◆ Aim
Copy all lines below exactly as written. Leave pictures out.
━━━ Provided material
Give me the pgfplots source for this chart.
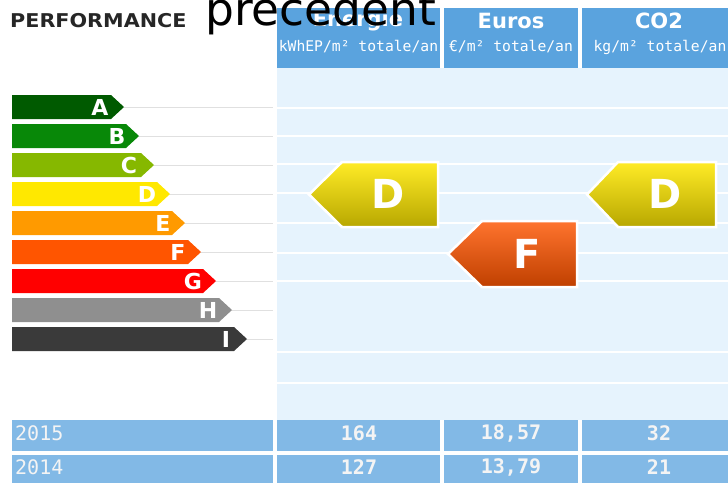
\documentclass[border=0pt]{standalone}
\usepackage{pgfplots}
\pgfplotsset{compat=1.18}
\usepackage{fontspec}
\setmainfont{DejaVu Sans}
\newfontfamily\mono{DejaVu Sans Mono}
\definecolor{hdr}{HTML}{5AA3DE}
\definecolor{pan}{HTML}{E6F3FD}
\definecolor{cell}{HTML}{82B9E6}
\definecolor{gA}{HTML}{005A00}
\definecolor{gB}{HTML}{088808}
\definecolor{gC}{HTML}{86B800}
\definecolor{gD}{HTML}{FFE800}
\definecolor{gE}{HTML}{FF9A00}
\definecolor{gF}{HTML}{FF5500}
\definecolor{gG}{HTML}{FF0000}
\definecolor{gH}{HTML}{8F8F8F}
\definecolor{gI}{HTML}{3A3A3A}
\definecolor{txtw}{HTML}{F4F4F4}
\begin{document}
\begin{tikzpicture}
\begin{axis}[
  scale only axis, width=728pt, height=483pt,
  xmin=0, xmax=728, ymin=0, ymax=483, y dir=reverse,
  hide axis, clip=false]
% panel background
\fill[pan] (axis cs:277,68) rectangle (axis cs:728,420);
% panel lines
\foreach \yy in {108,136,164,193,223,253,281,352,383}{
  \edef\tmp{\noexpand\draw[white, line width=1.2pt] (axis cs:277,\yy) -- (axis cs:728,\yy);}\tmp}
% left lines
\foreach \yy in {107,136,165,194,223,252,281,310,339}{
  \edef\tmp{\noexpand\draw[black!12, line width=0.8pt] (axis cs:110,\yy) -- (axis cs:273,\yy);}\tmp}
% header boxes
\fill[hdr] (axis cs:277,8) rectangle (axis cs:440,68);
\fill[hdr] (axis cs:444,8) rectangle (axis cs:578,68);
\fill[hdr] (axis cs:582,8) rectangle (axis cs:728,68);
% table cells
\fill[cell] (axis cs:12,420) rectangle (axis cs:273,451);
\fill[cell] (axis cs:277,420) rectangle (axis cs:440,451);
\fill[cell] (axis cs:444,420) rectangle (axis cs:578,451);
\fill[cell] (axis cs:582,420) rectangle (axis cs:728,451);
\fill[cell] (axis cs:12,455) rectangle (axis cs:273,483);
\fill[cell] (axis cs:277,455) rectangle (axis cs:440,483);
\fill[cell] (axis cs:444,455) rectangle (axis cs:578,483);
\fill[cell] (axis cs:582,455) rectangle (axis cs:728,483);
% scale bars
\addplot[fill=gA, draw=none] coordinates {(12,95)(111,95)(124,107)(111,119)(12,119)} -- cycle;
\addplot[fill=gB, draw=none] coordinates {(12,124)(126,124)(139,136)(126,148)(12,148)} -- cycle;
\addplot[fill=gC, draw=none] coordinates {(12,153)(141,153)(154,165)(141,177)(12,177)} -- cycle;
\addplot[fill=gD, draw=none] coordinates {(12,182)(157,182)(170,194)(157,206)(12,206)} -- cycle;
\addplot[fill=gE, draw=none] coordinates {(12,211)(172,211)(185,223)(172,235)(12,235)} -- cycle;
\addplot[fill=gF, draw=none] coordinates {(12,240)(188,240)(201,252)(188,264)(12,264)} -- cycle;
\addplot[fill=gG, draw=none] coordinates {(12,269)(203,269)(216,281)(203,293)(12,293)} -- cycle;
\addplot[fill=gH, draw=none] coordinates {(12,298)(219,298)(232,310)(219,322)(12,322)} -- cycle;
\addplot[fill=gI, draw=none] coordinates {(12,327)(234,327)(247,339)(234,351)(12,351)} -- cycle;
% rating arrows
\addplot[draw=white, line width=2.5pt, top color=gD!85!white, middle color=gD, bottom color=gD!72!black] coordinates {(342,162)(438,162)(438,227)(342,227)(309,194.5)} -- cycle;
\addplot[draw=white, line width=2.5pt, top color=gF!82!white, middle color=gF, bottom color=gF!75!black] coordinates {(482,221)(577,221)(577,287)(482,287)(448,254)} -- cycle;
\addplot[draw=white, line width=2.5pt, top color=gD!85!white, middle color=gD, bottom color=gD!72!black] coordinates {(618,162)(716,162)(716,227)(618,227)(587,194.5)} -- cycle;
% letters on scale
\foreach \xx/\yy/\ll in {100/107/A,117/136/B,129/165/C,147/194/D,163/223/E,178/252/F,193/281/G,208/310/H,226/339/I}{
  \edef\tmp{\noexpand\node[text=white, font=\noexpand\fontsize{22}{22}\noexpand\selectfont\noexpand\bfseries, inner sep=0pt] at (axis cs:\xx,\yy) {\ll};}\tmp}
% arrow letters
\node[text=white, font=\fontsize{40}{40}\selectfont\bfseries, inner sep=0pt] at (axis cs:388,194) {D};
\node[text=white, font=\fontsize{40}{40}\selectfont\bfseries, inner sep=0pt] at (axis cs:527,254) {F};
\node[text=white, font=\fontsize{40}{40}\selectfont\bfseries, inner sep=0pt] at (axis cs:665,194) {D};
% header texts
\node[anchor=west, font=\fontsize{19}{19}\selectfont\bfseries, text=black!85, inner sep=0pt] at (axis cs:10,21) {\scalebox{1.09}[1]{PERFORMANCE}};
\node[text=white, font=\fontsize{21}{21}\selectfont\bfseries, inner sep=0pt] at (axis cs:358,21) {Energie};
\node[text=white, font=\fontsize{21}{21}\selectfont\bfseries, inner sep=0pt] at (axis cs:511,21) {Euros};
\node[text=white, font=\fontsize{21}{21}\selectfont\bfseries, inner sep=0pt] at (axis cs:659,21) {CO2};
\node[text=white, font=\mono\fontsize{14.7}{14.7}\selectfont, inner sep=0pt] at (axis cs:358.5,47) {kWhEP/m² totale/an};
\node[text=white, font=\mono\fontsize{14.7}{14.7}\selectfont, inner sep=0pt] at (axis cs:511,47) {€/m² totale/an};
\node[text=white, font=\mono\fontsize{14.7}{14.7}\selectfont, inner sep=0pt] at (axis cs:660,47) {kg/m² totale/an};
% table texts
\node[anchor=west, text=txtw, font=\mono\fontsize{20}{20}\selectfont, inner sep=0pt] at (axis cs:15,433) {2015};
\node[anchor=west, text=txtw, font=\mono\fontsize{20}{20}\selectfont, inner sep=0pt] at (axis cs:15,467) {2014};
\node[text=txtw, font=\mono\fontsize{20}{20}\selectfont\bfseries, inner sep=0pt] at (axis cs:359,433) {164};
\node[text=txtw, font=\mono\fontsize{20}{20}\selectfont\bfseries, inner sep=0pt] at (axis cs:511,433) {18,57};
\node[text=txtw, font=\mono\fontsize{20}{20}\selectfont\bfseries, inner sep=0pt] at (axis cs:659,433) {32};
\node[text=txtw, font=\mono\fontsize{20}{20}\selectfont\bfseries, inner sep=0pt] at (axis cs:359,467) {127};
\node[text=txtw, font=\mono\fontsize{20}{20}\selectfont\bfseries, inner sep=0pt] at (axis cs:511,467) {13,79};
\node[text=txtw, font=\mono\fontsize{20}{20}\selectfont\bfseries, inner sep=0pt] at (axis cs:659,467) {21};
% overlaid title
\node[anchor=base west, text=black, font=\fontsize{45.5}{45.5}\selectfont, inner sep=0pt] at (axis cs:205,25) {precedent};
\end{axis}
\pgfresetboundingbox
\useasboundingbox (0,0) rectangle (728pt,483pt);
\end{tikzpicture}
\end{document}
━━━━━━
◆ Answer to this exercise
Give me the pgfplots source for this chart.
\documentclass[border=0pt]{standalone}
\usepackage{pgfplots}
\pgfplotsset{compat=1.18}
\usepackage{fontspec}
\setmainfont{DejaVu Sans}
\newfontfamily\mono{DejaVu Sans Mono}
\definecolor{hdr}{HTML}{5AA3DE}
\definecolor{pan}{HTML}{E6F3FD}
\definecolor{cell}{HTML}{82B9E6}
\definecolor{gA}{HTML}{005A00}
\definecolor{gB}{HTML}{088808}
\definecolor{gC}{HTML}{86B800}
\definecolor{gD}{HTML}{FFE800}
\definecolor{gE}{HTML}{FF9A00}
\definecolor{gF}{HTML}{FF5500}
\definecolor{gG}{HTML}{FF0000}
\definecolor{gH}{HTML}{8F8F8F}
\definecolor{gI}{HTML}{3A3A3A}
\definecolor{txtw}{HTML}{F4F4F4}
\begin{document}
\begin{tikzpicture}
\begin{axis}[
  scale only axis, width=728pt, height=483pt,
  xmin=0, xmax=728, ymin=0, ymax=483, y dir=reverse,
  hide axis, clip=false]
% panel background
\fill[pan] (axis cs:277,68) rectangle (axis cs:728,420);
% panel lines
\foreach \yy in {108,136,164,193,223,253,281,352,383}{
  \edef\tmp{\noexpand\draw[white, line width=1.2pt] (axis cs:277,\yy) -- (axis cs:728,\yy);}\tmp}
% left lines
\foreach \yy in {107,136,165,194,223,252,281,310,339}{
  \edef\tmp{\noexpand\draw[black!12, line width=0.8pt] (axis cs:110,\yy) -- (axis cs:273,\yy);}\tmp}
% header boxes
\fill[hdr] (axis cs:277,8) rectangle (axis cs:440,68);
\fill[hdr] (axis cs:444,8) rectangle (axis cs:578,68);
\fill[hdr] (axis cs:582,8) rectangle (axis cs:728,68);
% table cells
\fill[cell] (axis cs:12,420) rectangle (axis cs:273,451);
\fill[cell] (axis cs:277,420) rectangle (axis cs:440,451);
\fill[cell] (axis cs:444,420) rectangle (axis cs:578,451);
\fill[cell] (axis cs:582,420) rectangle (axis cs:728,451);
\fill[cell] (axis cs:12,455) rectangle (axis cs:273,483);
\fill[cell] (axis cs:277,455) rectangle (axis cs:440,483);
\fill[cell] (axis cs:444,455) rectangle (axis cs:578,483);
\fill[cell] (axis cs:582,455) rectangle (axis cs:728,483);
% scale bars
\addplot[fill=gA, draw=none] coordinates {(12,95)(111,95)(124,107)(111,119)(12,119)} -- cycle;
\addplot[fill=gB, draw=none] coordinates {(12,124)(126,124)(139,136)(126,148)(12,148)} -- cycle;
\addplot[fill=gC, draw=none] coordinates {(12,153)(141,153)(154,165)(141,177)(12,177)} -- cycle;
\addplot[fill=gD, draw=none] coordinates {(12,182)(157,182)(170,194)(157,206)(12,206)} -- cycle;
\addplot[fill=gE, draw=none] coordinates {(12,211)(172,211)(185,223)(172,235)(12,235)} -- cycle;
\addplot[fill=gF, draw=none] coordinates {(12,240)(188,240)(201,252)(188,264)(12,264)} -- cycle;
\addplot[fill=gG, draw=none] coordinates {(12,269)(203,269)(216,281)(203,293)(12,293)} -- cycle;
\addplot[fill=gH, draw=none] coordinates {(12,298)(219,298)(232,310)(219,322)(12,322)} -- cycle;
\addplot[fill=gI, draw=none] coordinates {(12,327)(234,327)(247,339)(234,351)(12,351)} -- cycle;
% rating arrows
\addplot[draw=white, line width=2.5pt, top color=gD!85!white, middle color=gD, bottom color=gD!72!black] coordinates {(342,162)(438,162)(438,227)(342,227)(309,194.5)} -- cycle;
\addplot[draw=white, line width=2.5pt, top color=gF!82!white, middle color=gF, bottom color=gF!75!black] coordinates {(482,221)(577,221)(577,287)(482,287)(448,254)} -- cycle;
\addplot[draw=white, line width=2.5pt, top color=gD!85!white, middle color=gD, bottom color=gD!72!black] coordinates {(618,162)(716,162)(716,227)(618,227)(587,194.5)} -- cycle;
% letters on scale
\foreach \xx/\yy/\ll in {100/107/A,117/136/B,129/165/C,147/194/D,163/223/E,178/252/F,193/281/G,208/310/H,226/339/I}{
  \edef\tmp{\noexpand\node[text=white, font=\noexpand\fontsize{22}{22}\noexpand\selectfont\noexpand\bfseries, inner sep=0pt] at (axis cs:\xx,\yy) {\ll};}\tmp}
% arrow letters
\node[text=white, font=\fontsize{40}{40}\selectfont\bfseries, inner sep=0pt] at (axis cs:388,194) {D};
\node[text=white, font=\fontsize{40}{40}\selectfont\bfseries, inner sep=0pt] at (axis cs:527,254) {F};
\node[text=white, font=\fontsize{40}{40}\selectfont\bfseries, inner sep=0pt] at (axis cs:665,194) {D};
% header texts
\node[anchor=west, font=\fontsize{19}{19}\selectfont\bfseries, text=black!85, inner sep=0pt] at (axis cs:10,21) {\scalebox{1.09}[1]{PERFORMANCE}};
\node[text=white, font=\fontsize{21}{21}\selectfont\bfseries, inner sep=0pt] at (axis cs:358,21) {Energie};
\node[text=white, font=\fontsize{21}{21}\selectfont\bfseries, inner sep=0pt] at (axis cs:511,21) {Euros};
\node[text=white, font=\fontsize{21}{21}\selectfont\bfseries, inner sep=0pt] at (axis cs:659,21) {CO2};
\node[text=white, font=\mono\fontsize{14.7}{14.7}\selectfont, inner sep=0pt] at (axis cs:358.5,47) {kWhEP/m² totale/an};
\node[text=white, font=\mono\fontsize{14.7}{14.7}\selectfont, inner sep=0pt] at (axis cs:511,47) {€/m² totale/an};
\node[text=white, font=\mono\fontsize{14.7}{14.7}\selectfont, inner sep=0pt] at (axis cs:660,47) {kg/m² totale/an};
% table texts
\node[anchor=west, text=txtw, font=\mono\fontsize{20}{20}\selectfont, inner sep=0pt] at (axis cs:15,433) {2015};
\node[anchor=west, text=txtw, font=\mono\fontsize{20}{20}\selectfont, inner sep=0pt] at (axis cs:15,467) {2014};
\node[text=txtw, font=\mono\fontsize{20}{20}\selectfont\bfseries, inner sep=0pt] at (axis cs:359,433) {164};
\node[text=txtw, font=\mono\fontsize{20}{20}\selectfont\bfseries, inner sep=0pt] at (axis cs:511,433) {18,57};
\node[text=txtw, font=\mono\fontsize{20}{20}\selectfont\bfseries, inner sep=0pt] at (axis cs:659,433) {32};
\node[text=txtw, font=\mono\fontsize{20}{20}\selectfont\bfseries, inner sep=0pt] at (axis cs:359,467) {127};
\node[text=txtw, font=\mono\fontsize{20}{20}\selectfont\bfseries, inner sep=0pt] at (axis cs:511,467) {13,79};
\node[text=txtw, font=\mono\fontsize{20}{20}\selectfont\bfseries, inner sep=0pt] at (axis cs:659,467) {21};
% overlaid title
\node[anchor=base west, text=black, font=\fontsize{45.5}{45.5}\selectfont, inner sep=0pt] at (axis cs:205,25) {precedent};
\end{axis}
\pgfresetboundingbox
\useasboundingbox (0,0) rectangle (728pt,483pt);
\end{tikzpicture}
\end{document}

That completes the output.